### REQUIREMENT:
Set the data down again, exactly as it reads, but without the pictures.

### COLLECTED MATERIAL:
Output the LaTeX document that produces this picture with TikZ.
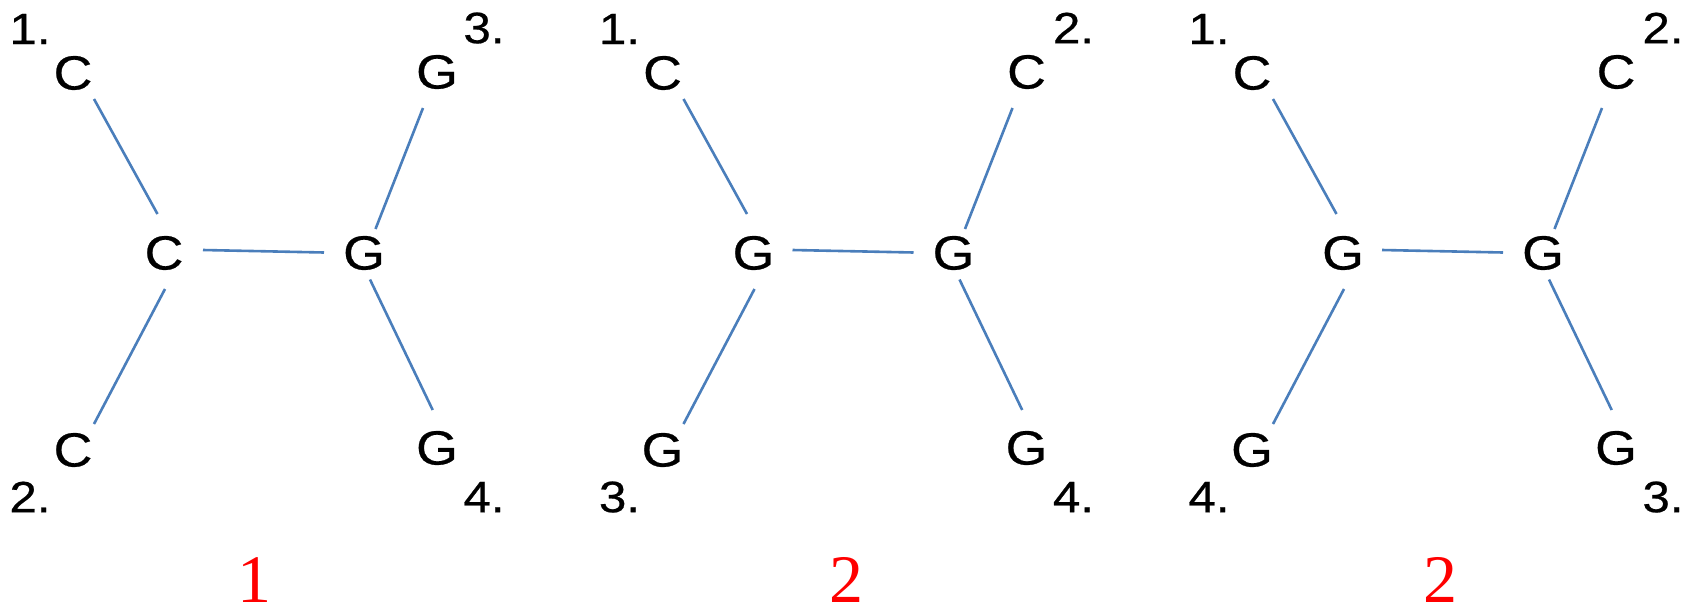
\documentclass[tikz,border=0pt]{standalone}
\usepackage{fontspec}
\usepackage{graphicx}
\setmainfont[FakeBold=0.5]{Liberation Sans}
\newfontfamily\serifnum{Liberation Serif}
\usetikzlibrary{calc}
\definecolor{bondblue}{RGB}{74,126,187}
\newcommand\stretchtxt[1]{\scalebox{1.12}[1]{#1}}
\tikzset{
  atom/.style={inner sep=0pt, font=\fontsize{48}{48}\selectfont},
  numlab/.style={inner sep=0pt, font=\fontsize{44}{44}\selectfont},
  score/.style={inner sep=0pt, anchor=base, text=red, font=\serifnum\fontsize{68}{68}\selectfont},
  bond/.style={draw=bondblue, line width=2.6pt},
}
\begin{document}
\begin{tikzpicture}[x=1pt,y=-1pt]
\useasboundingbox (0,0) rectangle (1692,611);
% ---------- panel 1 ----------
\node[atom] (atl) at (73,73) {\stretchtxt{C}};
\node[atom] (alc) at (164,253) {\stretchtxt{C}};
\node[atom] (arc) at (364,253) {\stretchtxt{G}};
\node[atom] (atr) at (437,72) {\stretchtxt{G}};
\node[atom] (abl) at (73,450) {\stretchtxt{C}};
\node[atom] (abr) at (437,448) {\stretchtxt{G}};
\node[numlab] (an1) at (30,29) {\stretchtxt{1.}};
\node[numlab] (an2) at (484,28) {\stretchtxt{3.}};
\node[numlab] (an3) at (30,497) {\stretchtxt{2.}};
\node[numlab] (an4) at (484,497) {\stretchtxt{4.}};
\node[score] (as) at (254,602) {1};
\draw[bond] ($(atl)+(21,26)$) -- ($(alc)+(-6.5,-39)$);
\draw[bond] ($(alc)+(1,36)$) -- ($(abl)+(21,-26)$);
\draw[bond] ($(alc)+(39,-3)$) -- ($(arc)+(-40,-0.5)$);
\draw[bond] ($(arc)+(11.5,-24)$) -- ($(atr)+(-14,36)$);
\draw[bond] ($(arc)+(6,26.5)$) -- ($(abr)+(-4.3,-38)$);
% ---------- panel 2 ----------
\begin{scope}[xshift=589.5]
\node[atom] (btl) at (73,73) {\stretchtxt{C}};
\node[atom] (blc) at (164,253) {\stretchtxt{G}};
\node[atom] (brc) at (364,253) {\stretchtxt{G}};
\node[atom] (btr) at (437,72) {\stretchtxt{C}};
\node[atom] (bbl) at (73,450) {\stretchtxt{G}};
\node[atom] (bbr) at (437,448) {\stretchtxt{G}};
\node[numlab] (bn1) at (30,29) {\stretchtxt{1.}};
\node[numlab] (bn2) at (484,28) {\stretchtxt{2.}};
\node[numlab] (bn3) at (30,497) {\stretchtxt{3.}};
\node[numlab] (bn4) at (484,497) {\stretchtxt{4.}};
\node[score] (bs) at (256.5,602) {2};
\draw[bond] ($(btl)+(21,26)$) -- ($(blc)+(-6.5,-39)$);
\draw[bond] ($(blc)+(1,36)$) -- ($(bbl)+(21,-26)$);
\draw[bond] ($(blc)+(39,-3)$) -- ($(brc)+(-40,-0.5)$);
\draw[bond] ($(brc)+(11.5,-24)$) -- ($(btr)+(-14,36)$);
\draw[bond] ($(brc)+(6,26.5)$) -- ($(bbr)+(-4.3,-38)$);
\end{scope}
% ---------- panel 3 ----------
\begin{scope}[xshift=1179]
\node[atom] (ctl) at (73,73) {\stretchtxt{C}};
\node[atom] (clc) at (164,253) {\stretchtxt{G}};
\node[atom] (crc) at (364,253) {\stretchtxt{G}};
\node[atom] (ctr) at (437,72) {\stretchtxt{C}};
\node[atom] (cbl) at (73,450) {\stretchtxt{G}};
\node[atom] (cbr) at (437,448) {\stretchtxt{G}};
\node[numlab] (cn1) at (30,29) {\stretchtxt{1.}};
\node[numlab] (cn2) at (484,28) {\stretchtxt{2.}};
\node[numlab] (cn3) at (30,497) {\stretchtxt{4.}};
\node[numlab] (cn4) at (484,497) {\stretchtxt{3.}};
\node[score] (cs) at (261,602) {2};
\draw[bond] ($(ctl)+(21,26)$) -- ($(clc)+(-6.5,-39)$);
\draw[bond] ($(clc)+(1,36)$) -- ($(cbl)+(21,-26)$);
\draw[bond] ($(clc)+(39,-3)$) -- ($(crc)+(-40,-0.5)$);
\draw[bond] ($(crc)+(11.5,-24)$) -- ($(ctr)+(-14,36)$);
\draw[bond] ($(crc)+(6,26.5)$) -- ($(cbr)+(-4.3,-38)$);
\end{scope}
\end{tikzpicture}
\end{document}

### ANSWER TO THIS PROBLEM:
Output the LaTeX document that produces this picture with TikZ.
\documentclass[tikz,border=0pt]{standalone}
\usepackage{fontspec}
\usepackage{graphicx}
\setmainfont[FakeBold=0.5]{Liberation Sans}
\newfontfamily\serifnum{Liberation Serif}
\usetikzlibrary{calc}
\definecolor{bondblue}{RGB}{74,126,187}
\newcommand\stretchtxt[1]{\scalebox{1.12}[1]{#1}}
\tikzset{
  atom/.style={inner sep=0pt, font=\fontsize{48}{48}\selectfont},
  numlab/.style={inner sep=0pt, font=\fontsize{44}{44}\selectfont},
  score/.style={inner sep=0pt, anchor=base, text=red, font=\serifnum\fontsize{68}{68}\selectfont},
  bond/.style={draw=bondblue, line width=2.6pt},
}
\begin{document}
\begin{tikzpicture}[x=1pt,y=-1pt]
\useasboundingbox (0,0) rectangle (1692,611);
% ---------- panel 1 ----------
\node[atom] (atl) at (73,73) {\stretchtxt{C}};
\node[atom] (alc) at (164,253) {\stretchtxt{C}};
\node[atom] (arc) at (364,253) {\stretchtxt{G}};
\node[atom] (atr) at (437,72) {\stretchtxt{G}};
\node[atom] (abl) at (73,450) {\stretchtxt{C}};
\node[atom] (abr) at (437,448) {\stretchtxt{G}};
\node[numlab] (an1) at (30,29) {\stretchtxt{1.}};
\node[numlab] (an2) at (484,28) {\stretchtxt{3.}};
\node[numlab] (an3) at (30,497) {\stretchtxt{2.}};
\node[numlab] (an4) at (484,497) {\stretchtxt{4.}};
\node[score] (as) at (254,602) {1};
\draw[bond] ($(atl)+(21,26)$) -- ($(alc)+(-6.5,-39)$);
\draw[bond] ($(alc)+(1,36)$) -- ($(abl)+(21,-26)$);
\draw[bond] ($(alc)+(39,-3)$) -- ($(arc)+(-40,-0.5)$);
\draw[bond] ($(arc)+(11.5,-24)$) -- ($(atr)+(-14,36)$);
\draw[bond] ($(arc)+(6,26.5)$) -- ($(abr)+(-4.3,-38)$);
% ---------- panel 2 ----------
\begin{scope}[xshift=589.5]
\node[atom] (btl) at (73,73) {\stretchtxt{C}};
\node[atom] (blc) at (164,253) {\stretchtxt{G}};
\node[atom] (brc) at (364,253) {\stretchtxt{G}};
\node[atom] (btr) at (437,72) {\stretchtxt{C}};
\node[atom] (bbl) at (73,450) {\stretchtxt{G}};
\node[atom] (bbr) at (437,448) {\stretchtxt{G}};
\node[numlab] (bn1) at (30,29) {\stretchtxt{1.}};
\node[numlab] (bn2) at (484,28) {\stretchtxt{2.}};
\node[numlab] (bn3) at (30,497) {\stretchtxt{3.}};
\node[numlab] (bn4) at (484,497) {\stretchtxt{4.}};
\node[score] (bs) at (256.5,602) {2};
\draw[bond] ($(btl)+(21,26)$) -- ($(blc)+(-6.5,-39)$);
\draw[bond] ($(blc)+(1,36)$) -- ($(bbl)+(21,-26)$);
\draw[bond] ($(blc)+(39,-3)$) -- ($(brc)+(-40,-0.5)$);
\draw[bond] ($(brc)+(11.5,-24)$) -- ($(btr)+(-14,36)$);
\draw[bond] ($(brc)+(6,26.5)$) -- ($(bbr)+(-4.3,-38)$);
\end{scope}
% ---------- panel 3 ----------
\begin{scope}[xshift=1179]
\node[atom] (ctl) at (73,73) {\stretchtxt{C}};
\node[atom] (clc) at (164,253) {\stretchtxt{G}};
\node[atom] (crc) at (364,253) {\stretchtxt{G}};
\node[atom] (ctr) at (437,72) {\stretchtxt{C}};
\node[atom] (cbl) at (73,450) {\stretchtxt{G}};
\node[atom] (cbr) at (437,448) {\stretchtxt{G}};
\node[numlab] (cn1) at (30,29) {\stretchtxt{1.}};
\node[numlab] (cn2) at (484,28) {\stretchtxt{2.}};
\node[numlab] (cn3) at (30,497) {\stretchtxt{4.}};
\node[numlab] (cn4) at (484,497) {\stretchtxt{3.}};
\node[score] (cs) at (261,602) {2};
\draw[bond] ($(ctl)+(21,26)$) -- ($(clc)+(-6.5,-39)$);
\draw[bond] ($(clc)+(1,36)$) -- ($(cbl)+(21,-26)$);
\draw[bond] ($(clc)+(39,-3)$) -- ($(crc)+(-40,-0.5)$);
\draw[bond] ($(crc)+(11.5,-24)$) -- ($(ctr)+(-14,36)$);
\draw[bond] ($(crc)+(6,26.5)$) -- ($(cbr)+(-4.3,-38)$);
\end{scope}
\end{tikzpicture}
\end{document}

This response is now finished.